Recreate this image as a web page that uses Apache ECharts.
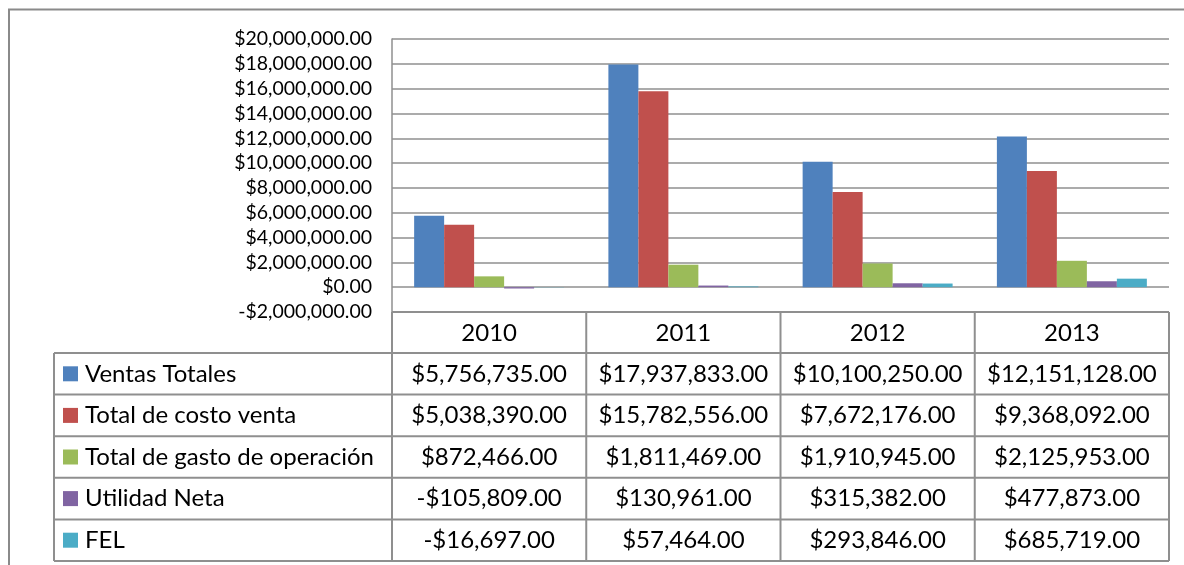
<!DOCTYPE html>
<html>
<head>
<meta charset="utf-8">
<script src="https://cdn.jsdelivr.net/npm/echarts@6/dist/echarts.min.js"></script>
<style>
html,body{margin:0;padding:0;background:#fff;}
#c{width:1184px;height:565px;}
</style>
</head>
<body>
<div id="c"></div>
<script>
// ---- data ----
var years = ['2010', '2011', '2012', '2013'];
var seriesNames = ['Ventas Totales', 'Total de costo venta', 'Total de gasto de operación', 'Utilidad Neta', 'FEL'];
var ventasTotales = [5756735, 17937833, 10100250, 12151128];
var costoVenta = [5038390, 15782556, 7672176, 9368092];
var gastoOperacion = [872466, 1811469, 1910945, 2125953];
var utilidadNeta = [-105809, 130961, 315382, 477873];
var fel = [-16697, 57464, 293846, 685719];
var yMin = -2000000, yMax = 20000000, yInterval = 2000000;
var colors = ['#4F81BD', '#C0504D', '#9BBB59', '#8064A2', '#4BACC6'];

var allSeries = [ventasTotales, costoVenta, gastoOperacion, utilidadNeta, fel];

function fmtMoney(v) {
  var neg = v < 0;
  var s = Math.abs(v).toFixed(2);
  var parts = s.split('.');
  parts[0] = parts[0].replace(/\B(?=(\d{3})+(?!\d))/g, ',');
  return (neg ? '-$' : '$') + parts[0] + '.' + parts[1];
}

var FONT = 'Lato';
var LINE = '#8f8f8f';

var chart = echarts.init(document.getElementById('c'));
var option = {
  animation: false,
  backgroundColor: '#fff',
  grid: { left: 392, right: 15, top: 39, bottom: 253, containLabel: false },
  xAxis: {
    type: 'category',
    data: years,
    axisLine: { show: false },
    axisTick: { show: false },
    axisLabel: { show: false },
    splitLine: { show: false }
  },
  yAxis: {
    type: 'value',
    min: yMin, max: yMax, interval: yInterval,
    axisLine: { show: true, lineStyle: { color: LINE, width: 1.5 } },
    axisTick: { show: false },
    splitLine: { show: true, lineStyle: { color: LINE, width: 1.5 } },
    axisLabel: {
      margin: 20,
      fontFamily: FONT, fontSize: 19.5, color: '#000',
      formatter: function (v) { return fmtMoney(v); }
    }
  },
  series: seriesNames.map(function (n, i) {
    return {
      name: n, type: 'bar', data: allSeries[i],
      barGap: '0%', barCategoryGap: '22.8%',
      itemStyle: { color: colors[i] }
    };
  })
};
chart.setOption(option);

// ---- data table below plot, positioned from the axes ----
var c0 = chart.convertToPixel({ xAxisIndex: 0 }, years[0]);
var c1 = chart.convertToPixel({ xAxisIndex: 0 }, years[1]);
var band = c1 - c0;
var tableLeft = c0 - band / 2;
var tableRight = tableLeft + band * years.length;
var yTop = chart.convertToPixel({ yAxisIndex: 0 }, yMin);
var headerH = 41;
var rowH = 41.6;
var legendLeft = 54;
var rowsTop = yTop + headerH;
var tableBottom = rowsTop + rowH * seriesNames.length;

var g = [];
function line(x1, y1, x2, y2) {
  g.push({ type: 'line', shape: { x1: x1, y1: y1, x2: x2, y2: y2 },
    style: { stroke: LINE, lineWidth: 2 }, silent: true });
}
function text(str, x, y, align) {
  g.push({ type: 'text', x: x, y: y,
    style: { text: str, fill: '#000', font: '24px ' + FONT, textAlign: align, textVerticalAlign: 'middle' },
    silent: true });
}
// outer chart border
g.push({ type: 'rect', shape: { x: 9, y: 9.5, width: 3000, height: 3000 },
  style: { fill: 'none', stroke: '#8a8a8a', lineWidth: 2 }, silent: true });
// vertical lines in header & body
for (var k = 0; k <= years.length; k++) {
  var x = tableLeft + band * k;
  line(x, yTop, x, tableBottom);
}
line(legendLeft, rowsTop, legendLeft, tableBottom);
// horizontal lines
for (var r = 0; r <= seriesNames.length; r++) {
  var y = rowsTop + rowH * r;
  line(legendLeft, y, tableRight, y);
}
line(tableLeft, yTop, tableRight, yTop);
// header labels
years.forEach(function (yr, j) {
  text(yr, tableLeft + band * (j + 0.5), yTop + headerH / 2 + 1, 'center');
});
// rows
seriesNames.forEach(function (n, i) {
  var cy = rowsTop + rowH * (i + 0.5);
  g.push({ type: 'rect', shape: { x: 63, y: cy - 7.5, width: 15, height: 15 },
    style: { fill: colors[i] }, silent: true });
  text(n, 85, cy, 'left');
  allSeries[i].forEach(function (v, j) {
    text(fmtMoney(v), tableLeft + band * (j + 0.5), cy, 'center');
  });
});
chart.setOption({ graphic: g });
</script>
</body>
</html>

• EXERCISE DETAILS: Your task is to repeat the material above exactly, without its pictures.

• ANSWER FOR THE TASK:
Recreate this image as a web page that uses Apache ECharts.
<!DOCTYPE html>
<html>
<head>
<meta charset="utf-8">
<script src="https://cdn.jsdelivr.net/npm/echarts@6/dist/echarts.min.js"></script>
<style>
html,body{margin:0;padding:0;background:#fff;}
#c{width:1184px;height:565px;}
</style>
</head>
<body>
<div id="c"></div>
<script>
// ---- data ----
var years = ['2010', '2011', '2012', '2013'];
var seriesNames = ['Ventas Totales', 'Total de costo venta', 'Total de gasto de operación', 'Utilidad Neta', 'FEL'];
var ventasTotales = [5756735, 17937833, 10100250, 12151128];
var costoVenta = [5038390, 15782556, 7672176, 9368092];
var gastoOperacion = [872466, 1811469, 1910945, 2125953];
var utilidadNeta = [-105809, 130961, 315382, 477873];
var fel = [-16697, 57464, 293846, 685719];
var yMin = -2000000, yMax = 20000000, yInterval = 2000000;
var colors = ['#4F81BD', '#C0504D', '#9BBB59', '#8064A2', '#4BACC6'];

var allSeries = [ventasTotales, costoVenta, gastoOperacion, utilidadNeta, fel];

function fmtMoney(v) {
  var neg = v < 0;
  var s = Math.abs(v).toFixed(2);
  var parts = s.split('.');
  parts[0] = parts[0].replace(/\B(?=(\d{3})+(?!\d))/g, ',');
  return (neg ? '-$' : '$') + parts[0] + '.' + parts[1];
}

var FONT = 'Lato';
var LINE = '#8f8f8f';

var chart = echarts.init(document.getElementById('c'));
var option = {
  animation: false,
  backgroundColor: '#fff',
  grid: { left: 392, right: 15, top: 39, bottom: 253, containLabel: false },
  xAxis: {
    type: 'category',
    data: years,
    axisLine: { show: false },
    axisTick: { show: false },
    axisLabel: { show: false },
    splitLine: { show: false }
  },
  yAxis: {
    type: 'value',
    min: yMin, max: yMax, interval: yInterval,
    axisLine: { show: true, lineStyle: { color: LINE, width: 1.5 } },
    axisTick: { show: false },
    splitLine: { show: true, lineStyle: { color: LINE, width: 1.5 } },
    axisLabel: {
      margin: 20,
      fontFamily: FONT, fontSize: 19.5, color: '#000',
      formatter: function (v) { return fmtMoney(v); }
    }
  },
  series: seriesNames.map(function (n, i) {
    return {
      name: n, type: 'bar', data: allSeries[i],
      barGap: '0%', barCategoryGap: '22.8%',
      itemStyle: { color: colors[i] }
    };
  })
};
chart.setOption(option);

// ---- data table below plot, positioned from the axes ----
var c0 = chart.convertToPixel({ xAxisIndex: 0 }, years[0]);
var c1 = chart.convertToPixel({ xAxisIndex: 0 }, years[1]);
var band = c1 - c0;
var tableLeft = c0 - band / 2;
var tableRight = tableLeft + band * years.length;
var yTop = chart.convertToPixel({ yAxisIndex: 0 }, yMin);
var headerH = 41;
var rowH = 41.6;
var legendLeft = 54;
var rowsTop = yTop + headerH;
var tableBottom = rowsTop + rowH * seriesNames.length;

var g = [];
function line(x1, y1, x2, y2) {
  g.push({ type: 'line', shape: { x1: x1, y1: y1, x2: x2, y2: y2 },
    style: { stroke: LINE, lineWidth: 2 }, silent: true });
}
function text(str, x, y, align) {
  g.push({ type: 'text', x: x, y: y,
    style: { text: str, fill: '#000', font: '24px ' + FONT, textAlign: align, textVerticalAlign: 'middle' },
    silent: true });
}
// outer chart border
g.push({ type: 'rect', shape: { x: 9, y: 9.5, width: 3000, height: 3000 },
  style: { fill: 'none', stroke: '#8a8a8a', lineWidth: 2 }, silent: true });
// vertical lines in header & body
for (var k = 0; k <= years.length; k++) {
  var x = tableLeft + band * k;
  line(x, yTop, x, tableBottom);
}
line(legendLeft, rowsTop, legendLeft, tableBottom);
// horizontal lines
for (var r = 0; r <= seriesNames.length; r++) {
  var y = rowsTop + rowH * r;
  line(legendLeft, y, tableRight, y);
}
line(tableLeft, yTop, tableRight, yTop);
// header labels
years.forEach(function (yr, j) {
  text(yr, tableLeft + band * (j + 0.5), yTop + headerH / 2 + 1, 'center');
});
// rows
seriesNames.forEach(function (n, i) {
  var cy = rowsTop + rowH * (i + 0.5);
  g.push({ type: 'rect', shape: { x: 63, y: cy - 7.5, width: 15, height: 15 },
    style: { fill: colors[i] }, silent: true });
  text(n, 85, cy, 'left');
  allSeries[i].forEach(function (v, j) {
    text(fmtMoney(v), tableLeft + band * (j + 0.5), cy, 'center');
  });
});
chart.setOption({ graphic: g });
</script>
</body>
</html>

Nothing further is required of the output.